Стараясь сохранять спокойствие, Рэдмен позвал его по имени. Не Лью, а Томми. Мальчик, казалось, не расслышал. Свинья и ее наездник уже немного приблизились, когда Рэдмен понял, почему до сих пор не упал ничком на пол. Вокруг его шеи была обмотана толстая веревка.
Не успел он о ней подумать, как петля затянулась и тело оказалось поднятым в воздух.
Он почувствовал не боль, а неописуемый ужас — им овладело нечто гораздо большее и худшее, чем боль, и оно поглотило его без остатка.
Свинья не спеша подошла к его раскачивающимся ногам. Мальчик слез с нее и встал на четвереньки. Рэдмен увидел гладкую золотистую кожу его спины. И еще он увидел узловатую веревку, обвязанную вокруг пояса и свисавшую между бледными ягодицами. Ее свободный конец был распущен, наподобие кисточки. Нет, не кисточки — свиного хвоста.
Свинья задрала рыло, хотя ее обгоревшие глаза не могли ничего видеть. Рэдмена немного утешала мысль о том, что она страдала сейчас и должна была страдать до самой смерти. Затем ее пасть открылась, и она заговорила. Он не совсем понял, как ей удавалось произносить человеческие слова, но, как бы то ни было, она произнесла их.

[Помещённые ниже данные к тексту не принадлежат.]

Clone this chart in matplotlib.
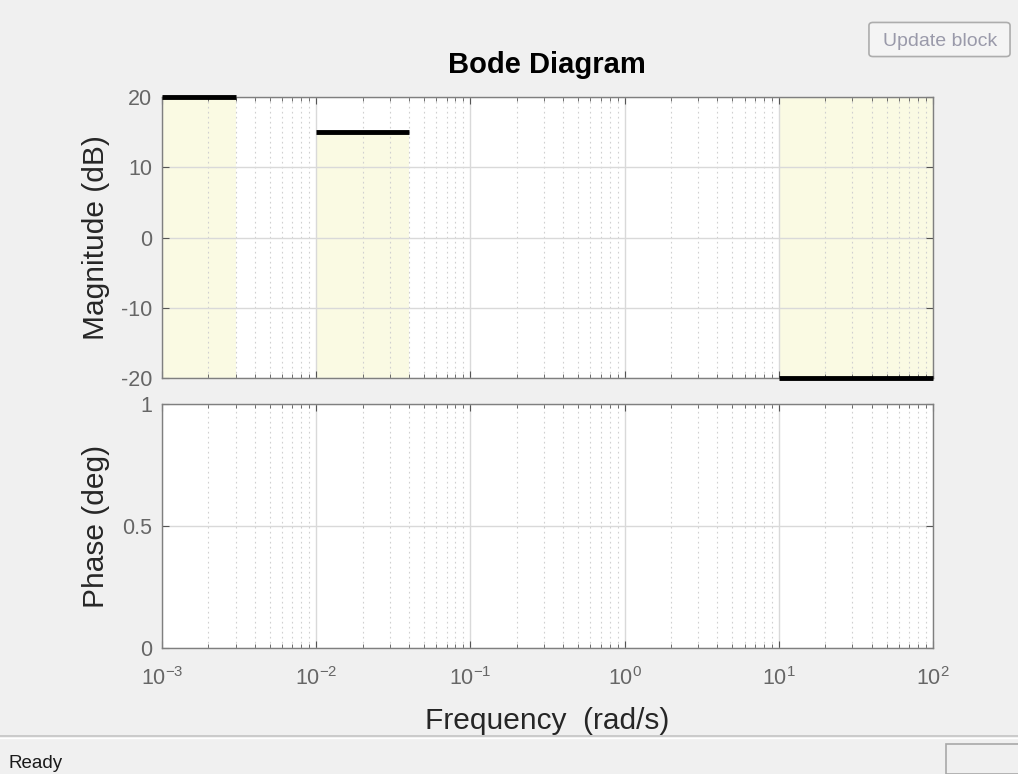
import matplotlib.pyplot as plt
from matplotlib.patches import FancyBboxPatch, Rectangle
from matplotlib.ticker import LogLocator, NullFormatter

plt.rcParams["font.family"] = ["Liberation Sans", "DejaVu Sans"]
plt.rcParams["mathtext.fontset"] = "custom"
plt.rcParams["mathtext.rm"] = "Liberation Sans"
plt.rcParams["mathtext.it"] = "Liberation Sans"
plt.rcParams["axes.unicode_minus"] = False

# bound regions: (freq start, freq end, magnitude dB)
bound_lo = [1e-3, 1e-2, 10]
bound_hi = [3e-3, 4e-2, 100]
bound_db = [20, 15, -20]
upper_bound = [True, True, False]

mag_ticks = [-20, -10, 0, 10, 20]
phase_ticks = [0, 0.5, 1]
phase_labels = ["0", "0.5", "1"]
freq_ticks = [1e-3, 1e-2, 1e-1, 1e0, 1e1, 1e2]
freq_labels = [r"$\mathregular{10^{-3}}$", r"$\mathregular{10^{-2}}$", r"$\mathregular{10^{-1}}$",
               r"$\mathregular{10^{0}}$", r"$\mathregular{10^{1}}$", r"$\mathregular{10^{2}}$"]

BG = "#f0f0f0"
SHADE = "#fafade"
GRID = "#d9d9d9"
TICK_COL = "#666666"
LABEL_COL = "#262626"

fig = plt.figure(figsize=(10.18, 7.74), dpi=100, facecolor=BG)
W, H = 1018, 774


def ax_rect(x0, y0, x1, y1):
    return [x0 / W, 1 - y1 / H, (x1 - x0) / W, (y1 - y0) / H]


ax1 = fig.add_axes(ax_rect(162, 97, 933, 378))
ax2 = fig.add_axes(ax_rect(162, 404, 933, 648))

for ax in (ax1, ax2):
    ax.set_xscale("log")
    ax.set_xlim(1e-3, 1e2)
    ax.set_facecolor("white")
    ax.xaxis.set_minor_locator(LogLocator(base=10, subs=range(2, 10), numticks=20))
    ax.xaxis.set_minor_formatter(NullFormatter())
    ax.grid(True, which="major", color=GRID, linewidth=1.0, linestyle="-")
    ax.grid(True, which="minor", axis="x", color="#d0d0d0", linewidth=0.8, linestyle=(0, (1.5, 3)))
    ax.tick_params(which="both", direction="in", top=True, right=True, colors="#555555",
                   labelsize=15.5, labelcolor=TICK_COL)
    ax.tick_params(which="major", length=5, width=0.8)
    ax.tick_params(which="minor", length=3, width=0.6)
    ax.tick_params(axis="y", pad=7)
    ax.set_axisbelow(True)
    for s in ax.spines.values():
        s.set_color("#7f7f7f")
        s.set_linewidth(1.0)

ax1.set_ylim(-20, 20)
ax1.set_yticks(mag_ticks)
ax1.set_yticklabels([str(t) for t in mag_ticks])
ax1.set_xticklabels([])
ax1.set_ylabel("Magnitude (dB)", fontsize=21.5, color=LABEL_COL)

for lo, hi, db, up in zip(bound_lo, bound_hi, bound_db, upper_bound):
    y0, y1 = (db, 20) if not up else (-20, db)
    ax1.add_patch(Rectangle((lo, y0), hi - lo, y1 - y0, facecolor=SHADE, edgecolor="none",
                            alpha=0.85, zorder=0.5))
    ax1.plot([lo, hi], [db, db], color="black", linewidth=3.5, solid_capstyle="butt",
             zorder=3, clip_on=False)

ax2.set_ylim(0, 1)
ax2.set_yticks(phase_ticks)
ax2.set_yticklabels(phase_labels)
ax2.set_xticks(freq_ticks)
ax2.set_xticklabels(freq_labels)
ax2.tick_params(axis="x", which="major", pad=14, labelsize=15.5)
ax2.set_ylabel("Phase (deg)", fontsize=21.5, color=LABEL_COL)

for ax in (ax1, ax2):
    ax.yaxis.set_label_coords(-0.068, 0.5)

fig.text(547 / W, 1 - 729 / H, "Frequency  (rad/s)", ha="center", va="baseline",
         fontsize=21.5, color=LABEL_COL)
fig.text(547 / W, 1 - 65 / H, "Bode Diagram", ha="center", va="center",
         fontsize=21, fontweight="bold", color="black")

# Update block button
btn = FancyBboxPatch((871 / W, 1 - 55 / H), 137 / W, 31 / H,
                     boxstyle="round,pad=0.002,rounding_size=0.004",
                     transform=fig.transFigure, facecolor="#f4f4f4", edgecolor="#adadad",
                     linewidth=1.2)
fig.patches.append(btn)
fig.text(940 / W, 1 - 41 / H, "Update block", ha="center", va="center",
         fontsize=14, color="#9a9aaa")

# status bar
fig.add_artist(plt.Line2D([0, 1], [1 - 736 / H, 1 - 736 / H], transform=fig.transFigure,
                          color="#c4c4c4", linewidth=1.2))
fig.add_artist(plt.Line2D([0, 1], [1 - 738 / H, 1 - 738 / H], transform=fig.transFigure,
                          color="white", linewidth=1.0))
fig.text(8 / W, 1 - 763 / H, "Ready", ha="left", va="center", fontsize=13.5, color="#1a1a1a")
fig.patches.append(Rectangle((946 / W, 0), 80 / W, 30 / H, transform=fig.transFigure,
                             facecolor=BG, edgecolor="#a8a8a8", linewidth=1.2))

fig.savefig("out.png", dpi=100, facecolor=BG)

Тонким детским голосом.
— Такова участь скотов, — сказала она. — Поедать и быть съеденными.
Затем свинья совсем по-человечески улыбнулась, и Рэдмен почувствовал первый приступ невыносимой боли (хотя до сих пор думал, что не ощущал себя), когда Лью впился зубами в его ступню и стал взбираться вверх по висевшему телу, постепенно лишая его плоти и жизни.
Секс, смерть и сияние звезд
Диана провела пальцами по рыжеватой щетине, отросшей за день на подбородке Терри.
— Ты мне нравишься, — сказала она. — Тебе идет.
Ей все в нем нравилось, во всяком случае, так она заявляла.
Когда он целовал ее: «Ты мне нравишься».
Когда раздевал: «Ты мне нравишься». Когда стягивал с нее трусики: «Ты мне нравишься».
Она с таким неподдельным энтузиазмом повалилась перед ним на колени, что ему оставалось только смотреть за ее качающейся пепельноволосой головой и молить Бога, чтобы никого не угораздило зайти в гримерную. Как никак, она была замужней женщиной, хотя и актрисой. У него тоже была жена — пусть даже он сам не знал, где именно. Этот тет-а-тет мог послужить смачным поводом для шумихи в какой-нибудь из местных бульварных газетенок, а он хотел сохранить за собой репутацию серьезного театрального режиссера: никаких скандалов, никаких сплетен, только искусство.